[Rows from a dataset of charts and code]
────────
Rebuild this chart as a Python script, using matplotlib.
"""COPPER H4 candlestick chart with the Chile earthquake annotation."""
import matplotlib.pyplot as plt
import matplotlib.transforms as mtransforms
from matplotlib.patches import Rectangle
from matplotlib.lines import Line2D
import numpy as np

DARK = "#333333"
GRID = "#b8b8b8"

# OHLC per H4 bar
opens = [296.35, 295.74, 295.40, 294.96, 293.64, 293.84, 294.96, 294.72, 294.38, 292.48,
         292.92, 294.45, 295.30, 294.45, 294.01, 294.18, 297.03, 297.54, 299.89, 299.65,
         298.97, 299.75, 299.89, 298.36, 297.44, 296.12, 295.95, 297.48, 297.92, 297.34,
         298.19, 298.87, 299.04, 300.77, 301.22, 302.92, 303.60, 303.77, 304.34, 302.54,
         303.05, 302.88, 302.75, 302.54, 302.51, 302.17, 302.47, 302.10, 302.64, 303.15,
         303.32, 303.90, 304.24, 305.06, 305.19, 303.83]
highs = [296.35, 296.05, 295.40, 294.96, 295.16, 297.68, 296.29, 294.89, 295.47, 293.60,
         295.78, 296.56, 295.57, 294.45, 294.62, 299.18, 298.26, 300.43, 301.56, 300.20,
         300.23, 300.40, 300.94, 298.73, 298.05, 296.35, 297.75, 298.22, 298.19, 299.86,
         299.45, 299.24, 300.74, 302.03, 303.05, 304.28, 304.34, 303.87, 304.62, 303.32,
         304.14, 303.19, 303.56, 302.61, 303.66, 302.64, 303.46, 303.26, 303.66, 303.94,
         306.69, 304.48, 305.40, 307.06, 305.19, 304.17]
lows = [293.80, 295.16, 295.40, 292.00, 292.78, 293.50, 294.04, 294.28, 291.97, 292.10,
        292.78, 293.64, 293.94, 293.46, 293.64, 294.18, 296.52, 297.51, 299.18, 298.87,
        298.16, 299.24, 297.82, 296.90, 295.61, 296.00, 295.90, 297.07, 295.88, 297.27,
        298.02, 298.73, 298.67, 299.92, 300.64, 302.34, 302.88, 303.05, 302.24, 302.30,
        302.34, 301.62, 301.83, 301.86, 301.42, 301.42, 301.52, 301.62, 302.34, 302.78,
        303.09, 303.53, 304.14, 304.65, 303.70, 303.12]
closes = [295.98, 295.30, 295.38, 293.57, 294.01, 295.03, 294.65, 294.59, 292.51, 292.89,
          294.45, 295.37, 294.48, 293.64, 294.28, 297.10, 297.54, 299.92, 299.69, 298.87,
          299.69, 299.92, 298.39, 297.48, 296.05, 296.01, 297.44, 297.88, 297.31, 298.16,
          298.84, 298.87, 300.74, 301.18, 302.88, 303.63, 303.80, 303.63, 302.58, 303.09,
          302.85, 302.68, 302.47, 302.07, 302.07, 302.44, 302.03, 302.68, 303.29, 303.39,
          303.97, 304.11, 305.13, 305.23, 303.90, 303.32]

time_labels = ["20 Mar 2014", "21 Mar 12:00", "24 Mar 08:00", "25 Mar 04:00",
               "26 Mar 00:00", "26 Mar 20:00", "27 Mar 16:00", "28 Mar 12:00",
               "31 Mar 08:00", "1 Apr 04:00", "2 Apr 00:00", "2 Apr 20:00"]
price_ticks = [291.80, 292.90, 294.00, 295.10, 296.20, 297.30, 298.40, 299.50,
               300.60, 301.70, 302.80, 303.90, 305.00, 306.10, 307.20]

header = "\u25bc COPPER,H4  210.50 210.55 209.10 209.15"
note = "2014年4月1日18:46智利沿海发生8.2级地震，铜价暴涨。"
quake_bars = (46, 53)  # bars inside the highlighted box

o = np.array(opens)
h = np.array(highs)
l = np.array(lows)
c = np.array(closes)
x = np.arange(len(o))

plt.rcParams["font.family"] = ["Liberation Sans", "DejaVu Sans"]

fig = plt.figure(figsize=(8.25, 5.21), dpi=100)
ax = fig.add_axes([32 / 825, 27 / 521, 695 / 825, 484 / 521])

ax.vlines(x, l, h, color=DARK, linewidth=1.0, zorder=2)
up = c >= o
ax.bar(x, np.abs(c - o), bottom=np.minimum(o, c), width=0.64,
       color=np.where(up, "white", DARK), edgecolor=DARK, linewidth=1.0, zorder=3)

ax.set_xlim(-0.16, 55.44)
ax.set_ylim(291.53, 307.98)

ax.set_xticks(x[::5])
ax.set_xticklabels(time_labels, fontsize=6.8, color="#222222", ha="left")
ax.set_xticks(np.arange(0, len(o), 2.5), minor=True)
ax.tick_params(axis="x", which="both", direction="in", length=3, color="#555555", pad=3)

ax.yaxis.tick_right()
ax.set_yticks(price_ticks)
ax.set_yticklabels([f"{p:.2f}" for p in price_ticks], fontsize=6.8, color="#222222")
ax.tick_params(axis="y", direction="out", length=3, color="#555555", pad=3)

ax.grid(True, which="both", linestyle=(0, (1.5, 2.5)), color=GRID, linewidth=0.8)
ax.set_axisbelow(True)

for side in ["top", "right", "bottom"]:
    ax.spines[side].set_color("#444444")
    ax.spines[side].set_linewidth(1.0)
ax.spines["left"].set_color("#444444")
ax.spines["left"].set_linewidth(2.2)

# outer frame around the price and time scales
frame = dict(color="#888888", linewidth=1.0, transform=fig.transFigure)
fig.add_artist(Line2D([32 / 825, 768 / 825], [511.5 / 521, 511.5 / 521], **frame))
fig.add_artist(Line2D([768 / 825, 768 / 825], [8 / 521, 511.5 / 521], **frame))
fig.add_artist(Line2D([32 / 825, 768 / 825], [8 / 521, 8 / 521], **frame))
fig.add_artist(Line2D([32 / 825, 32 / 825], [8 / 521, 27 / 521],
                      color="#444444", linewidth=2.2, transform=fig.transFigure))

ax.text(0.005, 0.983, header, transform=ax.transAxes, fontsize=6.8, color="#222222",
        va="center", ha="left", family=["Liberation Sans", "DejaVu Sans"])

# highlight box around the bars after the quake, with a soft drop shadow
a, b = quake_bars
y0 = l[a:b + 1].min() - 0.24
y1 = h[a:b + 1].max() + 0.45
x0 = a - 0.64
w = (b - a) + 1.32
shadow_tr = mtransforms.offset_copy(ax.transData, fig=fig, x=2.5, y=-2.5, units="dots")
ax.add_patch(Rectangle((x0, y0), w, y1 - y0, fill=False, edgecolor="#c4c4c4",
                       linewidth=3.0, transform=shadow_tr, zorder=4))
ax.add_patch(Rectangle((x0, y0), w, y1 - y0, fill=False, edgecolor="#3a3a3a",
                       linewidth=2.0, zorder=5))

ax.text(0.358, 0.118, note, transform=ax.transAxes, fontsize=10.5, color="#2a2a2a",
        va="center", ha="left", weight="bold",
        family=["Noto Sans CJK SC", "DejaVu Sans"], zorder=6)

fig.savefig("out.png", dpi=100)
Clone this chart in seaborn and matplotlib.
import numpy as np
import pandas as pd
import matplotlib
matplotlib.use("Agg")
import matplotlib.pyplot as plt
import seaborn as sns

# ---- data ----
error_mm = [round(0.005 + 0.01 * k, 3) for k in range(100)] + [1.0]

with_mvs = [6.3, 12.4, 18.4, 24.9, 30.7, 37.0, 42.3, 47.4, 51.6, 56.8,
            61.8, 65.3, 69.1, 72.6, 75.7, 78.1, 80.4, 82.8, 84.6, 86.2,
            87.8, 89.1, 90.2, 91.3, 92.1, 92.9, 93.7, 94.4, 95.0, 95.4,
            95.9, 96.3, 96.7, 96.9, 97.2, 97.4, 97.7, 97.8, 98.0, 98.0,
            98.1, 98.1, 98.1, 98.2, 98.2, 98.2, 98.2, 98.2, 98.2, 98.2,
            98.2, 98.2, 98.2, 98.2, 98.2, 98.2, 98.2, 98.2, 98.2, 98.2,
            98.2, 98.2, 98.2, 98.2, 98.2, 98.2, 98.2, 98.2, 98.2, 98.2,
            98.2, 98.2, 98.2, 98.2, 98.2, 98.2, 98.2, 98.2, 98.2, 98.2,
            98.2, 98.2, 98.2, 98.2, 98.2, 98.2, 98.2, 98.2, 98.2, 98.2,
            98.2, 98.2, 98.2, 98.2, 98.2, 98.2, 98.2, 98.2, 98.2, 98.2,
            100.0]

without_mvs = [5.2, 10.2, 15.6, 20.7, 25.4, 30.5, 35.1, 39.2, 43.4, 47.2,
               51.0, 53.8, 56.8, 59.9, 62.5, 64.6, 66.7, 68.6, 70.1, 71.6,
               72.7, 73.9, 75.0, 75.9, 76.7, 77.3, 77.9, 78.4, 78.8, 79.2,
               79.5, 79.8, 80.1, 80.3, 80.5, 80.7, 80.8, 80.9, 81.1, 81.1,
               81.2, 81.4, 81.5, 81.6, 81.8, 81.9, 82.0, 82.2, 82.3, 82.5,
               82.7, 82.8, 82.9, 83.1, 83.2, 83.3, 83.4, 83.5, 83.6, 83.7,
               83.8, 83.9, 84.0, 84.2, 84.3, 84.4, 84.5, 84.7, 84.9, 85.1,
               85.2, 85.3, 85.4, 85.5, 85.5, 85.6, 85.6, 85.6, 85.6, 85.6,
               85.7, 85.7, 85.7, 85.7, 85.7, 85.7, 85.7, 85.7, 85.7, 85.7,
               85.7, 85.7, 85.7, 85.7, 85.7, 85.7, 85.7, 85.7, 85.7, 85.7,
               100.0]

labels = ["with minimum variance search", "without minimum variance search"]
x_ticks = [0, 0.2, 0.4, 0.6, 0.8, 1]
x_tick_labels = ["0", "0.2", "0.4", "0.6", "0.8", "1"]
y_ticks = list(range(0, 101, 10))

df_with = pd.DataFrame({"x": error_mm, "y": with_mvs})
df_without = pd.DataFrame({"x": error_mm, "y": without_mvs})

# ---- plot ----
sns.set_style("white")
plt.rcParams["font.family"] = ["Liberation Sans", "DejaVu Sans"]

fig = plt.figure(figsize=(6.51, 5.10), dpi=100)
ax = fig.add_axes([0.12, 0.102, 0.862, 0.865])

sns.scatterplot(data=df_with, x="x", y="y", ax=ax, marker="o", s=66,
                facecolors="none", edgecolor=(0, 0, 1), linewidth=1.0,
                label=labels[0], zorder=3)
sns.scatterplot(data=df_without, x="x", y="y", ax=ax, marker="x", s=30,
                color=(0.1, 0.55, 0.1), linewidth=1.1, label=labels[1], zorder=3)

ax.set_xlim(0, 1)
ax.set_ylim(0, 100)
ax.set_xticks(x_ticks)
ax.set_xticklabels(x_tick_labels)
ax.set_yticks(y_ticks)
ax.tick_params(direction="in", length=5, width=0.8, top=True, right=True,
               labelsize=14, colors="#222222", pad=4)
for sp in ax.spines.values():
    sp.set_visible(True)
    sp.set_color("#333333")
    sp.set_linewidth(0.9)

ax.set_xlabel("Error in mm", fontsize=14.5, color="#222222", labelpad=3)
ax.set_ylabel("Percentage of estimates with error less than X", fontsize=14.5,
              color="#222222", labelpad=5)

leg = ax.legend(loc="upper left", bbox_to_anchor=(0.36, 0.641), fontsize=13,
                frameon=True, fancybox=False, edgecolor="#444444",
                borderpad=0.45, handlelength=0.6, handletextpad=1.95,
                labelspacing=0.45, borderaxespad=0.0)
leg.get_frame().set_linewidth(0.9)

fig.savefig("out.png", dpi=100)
────────
*Exercise*
Copy every line of the data that holds the string "this".

*Completed task*
Rebuild this chart as a Python script, using matplotlib.
Clone this chart in seaborn and matplotlib.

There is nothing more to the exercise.